27 Şubat 2011 Pazar

Siste Yürüyordum Duvara Çarptım

Ben yine birşeyler içtim dün gece. Yanımda sevdiğim insanlar vardı. Fazla dişinin bulunduğu ortamları pek sevmezdim ama son 1 senedir falan kız arkadaş sayımda fazlasıyla bir artış oldu.

Herneyse dün gece gittiğimiz mekanda dertlendikçe içelim diye hüzünlü şeyler çaldılar. Hepimiz ağlamaklı olduk. Klasik triplere girdik birer birer ve birer birer birbirimize çıkışmaya başladık. Herkes kimin ne derdi varsa ondan konuştu herkes içini döktü herkes ‘Sen doğrusun, sen yanlışsın’ dedi. İçlerinden bir tanesi -aynı zamanda çocukluk arkadaşım olur- bana döndü ve ‘Gerçekten ağlayamıyor musun? Duygularını çok mu iyi saklıyorsun yoksa gerçekte yoklar mı?!’ dedi. O an kafamı gözümü bir yerlere çarptım ya da galiba birisi kafama birşey fırlatıverdi.

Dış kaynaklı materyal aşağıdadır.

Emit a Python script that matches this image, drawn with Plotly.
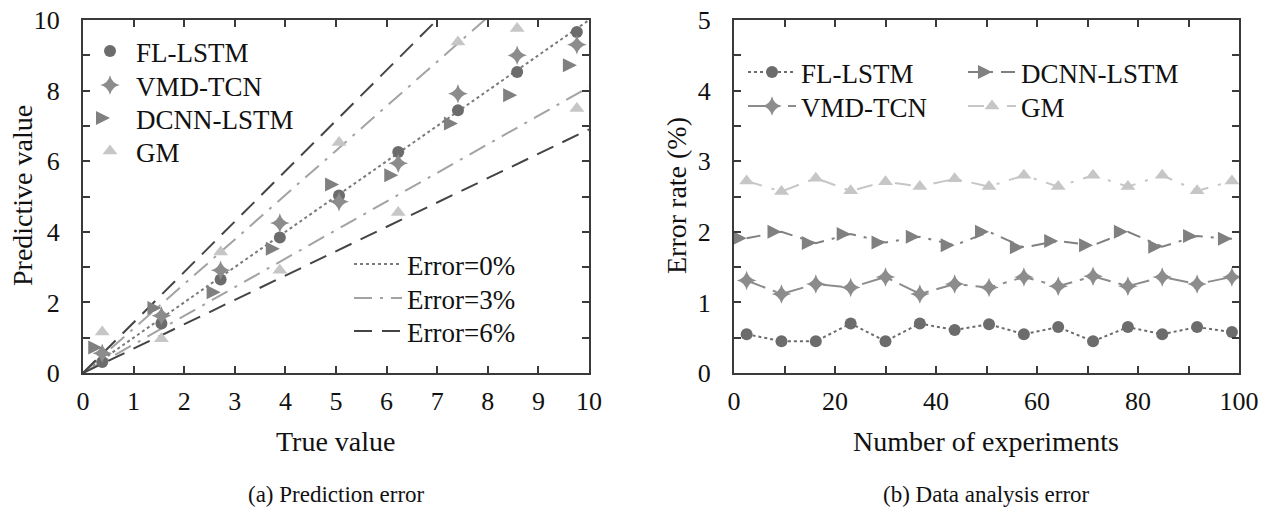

Yanımda birileri varken ağlayamıyorum. Artık öyle bir hal aldı ki bu duygularımı görmezden gelme hali, yanımda kimse yokkende ağlayamıyorum. Çünkü kendi yanımda ben oluyorum. Hayır, ağlamak güçsüzlük göstergesi olduğundan değil. Ağladığımı gören insanları üzmek istemiyorum. Ne salakça bir düşünce. Kaldı ki ben benim tanıdığım en bencil insanlardan biriyim -en azından öyle sanıyordum-. Ama baksana başkalarını düşündüğümden ağlayamıyorum. Lanet olsun bencilim diyerek kendimi kandırdığım hergüne! Bana; ‘Duygusuz olmadığını biliyorum ama bazen bundan şüphe etmeme neden oluyorsun. Sanki biraz eşelesem hemen dökülüvercekmişsin gibi ama öyle anlar oluyor ki eşelediğimde birşeyler çıkmayacağından korkuyorum.’ dedi. Çok korktum. Çok.